Sonya Chaudhry believes that studying abroad in Madrid this quarter has exposed her to language barriers -- no matter how subtle -- among different Spanish speaking countries. (Courtesy of Sonya Chaudhry)

When in Madrid, do as the  madrileños do.

After about a month in Spain, I’m starting to see why so many Stanford students are in love with this program.

One of the reasons is that we are really lucky to be able to live with host families and get three home-cooked meals a day. So far, studying abroad in Madrid has been a very hands-on way to learn about Spanish culture.

My roommate and I live with a very loving single mom who spoils us in every way imaginable. She offers loads of advice on where to party, how to dress, what to eat — you name it. My favorite advice so far: eating lettuce and salad can make us gain weight, but a little bit of chocolate everyday is totally acceptable. After all, it has kept her figure slim and her friends jealous over the years.

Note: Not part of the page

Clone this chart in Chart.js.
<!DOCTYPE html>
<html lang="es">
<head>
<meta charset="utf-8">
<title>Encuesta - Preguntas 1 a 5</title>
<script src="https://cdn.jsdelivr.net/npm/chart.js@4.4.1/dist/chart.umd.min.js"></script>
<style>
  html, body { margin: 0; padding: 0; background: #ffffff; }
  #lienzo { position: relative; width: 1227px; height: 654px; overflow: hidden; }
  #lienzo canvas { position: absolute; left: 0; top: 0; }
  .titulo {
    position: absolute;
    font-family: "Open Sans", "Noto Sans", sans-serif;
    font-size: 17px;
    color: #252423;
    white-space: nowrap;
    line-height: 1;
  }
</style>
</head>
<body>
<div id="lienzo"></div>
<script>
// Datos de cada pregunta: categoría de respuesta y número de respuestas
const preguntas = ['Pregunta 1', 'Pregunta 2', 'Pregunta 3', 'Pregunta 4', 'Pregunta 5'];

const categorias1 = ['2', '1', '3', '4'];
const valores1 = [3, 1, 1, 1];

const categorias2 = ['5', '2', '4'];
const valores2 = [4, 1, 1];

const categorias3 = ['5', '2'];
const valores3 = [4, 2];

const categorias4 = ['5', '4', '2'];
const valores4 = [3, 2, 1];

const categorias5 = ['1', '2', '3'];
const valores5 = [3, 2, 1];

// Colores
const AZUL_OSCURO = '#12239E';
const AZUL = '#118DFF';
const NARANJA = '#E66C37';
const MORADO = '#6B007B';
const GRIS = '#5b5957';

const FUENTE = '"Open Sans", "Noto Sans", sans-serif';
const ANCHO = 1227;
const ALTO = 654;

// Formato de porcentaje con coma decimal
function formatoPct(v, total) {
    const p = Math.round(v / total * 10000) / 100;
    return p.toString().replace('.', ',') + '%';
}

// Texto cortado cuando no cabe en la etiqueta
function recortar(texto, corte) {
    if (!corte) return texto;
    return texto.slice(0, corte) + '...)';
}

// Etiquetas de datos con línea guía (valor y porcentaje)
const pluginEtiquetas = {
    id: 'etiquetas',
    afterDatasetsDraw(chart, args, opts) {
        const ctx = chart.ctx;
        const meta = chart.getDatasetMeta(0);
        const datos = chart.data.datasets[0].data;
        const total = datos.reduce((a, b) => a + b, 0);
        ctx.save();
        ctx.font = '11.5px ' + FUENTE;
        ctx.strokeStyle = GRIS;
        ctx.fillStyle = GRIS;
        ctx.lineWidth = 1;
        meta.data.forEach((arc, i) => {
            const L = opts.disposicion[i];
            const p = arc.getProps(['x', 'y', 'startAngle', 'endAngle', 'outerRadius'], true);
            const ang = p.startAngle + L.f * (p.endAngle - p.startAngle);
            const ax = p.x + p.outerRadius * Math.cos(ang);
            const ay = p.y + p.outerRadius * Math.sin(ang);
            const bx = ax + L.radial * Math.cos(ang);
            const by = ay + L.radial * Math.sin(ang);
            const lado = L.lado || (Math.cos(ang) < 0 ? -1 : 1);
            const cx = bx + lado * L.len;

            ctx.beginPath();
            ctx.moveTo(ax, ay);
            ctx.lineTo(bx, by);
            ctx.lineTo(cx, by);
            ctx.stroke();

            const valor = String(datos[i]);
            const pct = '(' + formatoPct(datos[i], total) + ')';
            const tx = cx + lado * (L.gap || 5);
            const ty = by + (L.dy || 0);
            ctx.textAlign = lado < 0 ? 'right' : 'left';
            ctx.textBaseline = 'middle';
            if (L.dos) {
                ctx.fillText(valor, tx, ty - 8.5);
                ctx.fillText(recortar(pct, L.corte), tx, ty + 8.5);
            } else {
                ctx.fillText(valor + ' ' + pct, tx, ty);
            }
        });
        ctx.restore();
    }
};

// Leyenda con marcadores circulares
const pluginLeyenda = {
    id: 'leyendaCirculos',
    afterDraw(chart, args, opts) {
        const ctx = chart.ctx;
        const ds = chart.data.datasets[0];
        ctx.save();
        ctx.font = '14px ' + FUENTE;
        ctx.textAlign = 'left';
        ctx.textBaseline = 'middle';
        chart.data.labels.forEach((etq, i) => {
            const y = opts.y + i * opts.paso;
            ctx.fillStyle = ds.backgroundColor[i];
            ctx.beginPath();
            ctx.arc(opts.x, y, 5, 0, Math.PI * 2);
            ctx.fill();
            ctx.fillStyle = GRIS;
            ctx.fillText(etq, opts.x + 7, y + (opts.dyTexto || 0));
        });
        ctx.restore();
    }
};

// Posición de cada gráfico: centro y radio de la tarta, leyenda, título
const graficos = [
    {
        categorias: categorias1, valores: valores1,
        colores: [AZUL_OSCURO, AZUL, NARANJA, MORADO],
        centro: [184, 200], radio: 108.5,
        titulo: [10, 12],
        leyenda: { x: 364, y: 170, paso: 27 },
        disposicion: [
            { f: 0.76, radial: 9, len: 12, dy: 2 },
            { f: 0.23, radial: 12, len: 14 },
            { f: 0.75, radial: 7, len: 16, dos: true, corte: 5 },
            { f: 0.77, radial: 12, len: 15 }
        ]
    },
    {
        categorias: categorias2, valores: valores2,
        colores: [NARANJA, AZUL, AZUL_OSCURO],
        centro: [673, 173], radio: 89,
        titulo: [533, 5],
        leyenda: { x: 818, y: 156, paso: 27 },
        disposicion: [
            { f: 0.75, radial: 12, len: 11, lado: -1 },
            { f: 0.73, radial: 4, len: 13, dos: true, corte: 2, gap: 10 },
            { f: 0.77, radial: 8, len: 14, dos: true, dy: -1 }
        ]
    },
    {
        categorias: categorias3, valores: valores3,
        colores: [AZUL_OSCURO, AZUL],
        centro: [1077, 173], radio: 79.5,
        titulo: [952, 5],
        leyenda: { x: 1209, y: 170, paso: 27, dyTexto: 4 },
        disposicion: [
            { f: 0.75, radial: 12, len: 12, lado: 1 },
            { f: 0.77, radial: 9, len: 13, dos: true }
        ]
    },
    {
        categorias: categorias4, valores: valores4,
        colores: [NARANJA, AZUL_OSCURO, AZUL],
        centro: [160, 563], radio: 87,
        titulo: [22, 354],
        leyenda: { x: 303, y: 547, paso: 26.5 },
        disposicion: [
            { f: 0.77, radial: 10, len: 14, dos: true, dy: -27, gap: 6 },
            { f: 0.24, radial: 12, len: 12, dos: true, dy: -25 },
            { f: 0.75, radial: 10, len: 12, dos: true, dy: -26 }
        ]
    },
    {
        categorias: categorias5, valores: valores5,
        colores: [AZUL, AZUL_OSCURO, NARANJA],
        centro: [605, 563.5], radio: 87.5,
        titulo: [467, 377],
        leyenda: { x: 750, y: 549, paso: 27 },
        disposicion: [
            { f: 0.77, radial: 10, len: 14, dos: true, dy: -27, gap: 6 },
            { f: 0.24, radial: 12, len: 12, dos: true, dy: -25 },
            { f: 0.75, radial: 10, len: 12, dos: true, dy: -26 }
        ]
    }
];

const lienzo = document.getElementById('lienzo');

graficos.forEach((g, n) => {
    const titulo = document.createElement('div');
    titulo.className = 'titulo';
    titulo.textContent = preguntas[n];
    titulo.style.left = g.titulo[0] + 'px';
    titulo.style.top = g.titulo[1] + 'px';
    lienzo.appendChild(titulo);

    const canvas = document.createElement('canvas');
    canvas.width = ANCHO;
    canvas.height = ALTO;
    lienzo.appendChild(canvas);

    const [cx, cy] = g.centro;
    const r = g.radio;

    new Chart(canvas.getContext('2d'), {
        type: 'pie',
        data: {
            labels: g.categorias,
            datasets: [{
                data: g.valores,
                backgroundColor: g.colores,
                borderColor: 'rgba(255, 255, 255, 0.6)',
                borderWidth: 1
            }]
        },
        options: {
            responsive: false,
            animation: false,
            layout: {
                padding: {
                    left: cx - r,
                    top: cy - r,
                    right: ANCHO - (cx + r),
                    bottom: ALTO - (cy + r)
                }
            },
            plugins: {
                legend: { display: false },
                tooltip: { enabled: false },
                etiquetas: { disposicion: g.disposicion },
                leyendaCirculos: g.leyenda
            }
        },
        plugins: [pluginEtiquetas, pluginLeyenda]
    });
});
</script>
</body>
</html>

As informative as her witticisms are, it’s also been exciting to share our own cultures with our host mom. My roommate is part Mexican — and I’m a native Californian, have a Mexican boyfriend and, consequently, have lots of happy memories associated with Mexican culture.

However, the Spanish spoken in Spain is very different from the Spanish spoken in Mexico. Thus, we are constantly being introduced to new slang or are reminded to pronounce the Spanish lisp and say opthión instead of opción.

Our greatest surprise thus far has been the word coger. Everyone in Spain, including our host mom, has been telling us to coger un taxi, el libro, etc. We were a little bewildered and uncomfortable. For the non-Spanish speakers out there, to Castellano speakers, the word coger is short for recoger, which means to pick up or get. In Mexican slang, however, coger essentially means to have sex with, but in cruder terms. Needless to say, we got a good laugh out of explaining our confusion to our host mother and learning a little bit more about Spanish culture.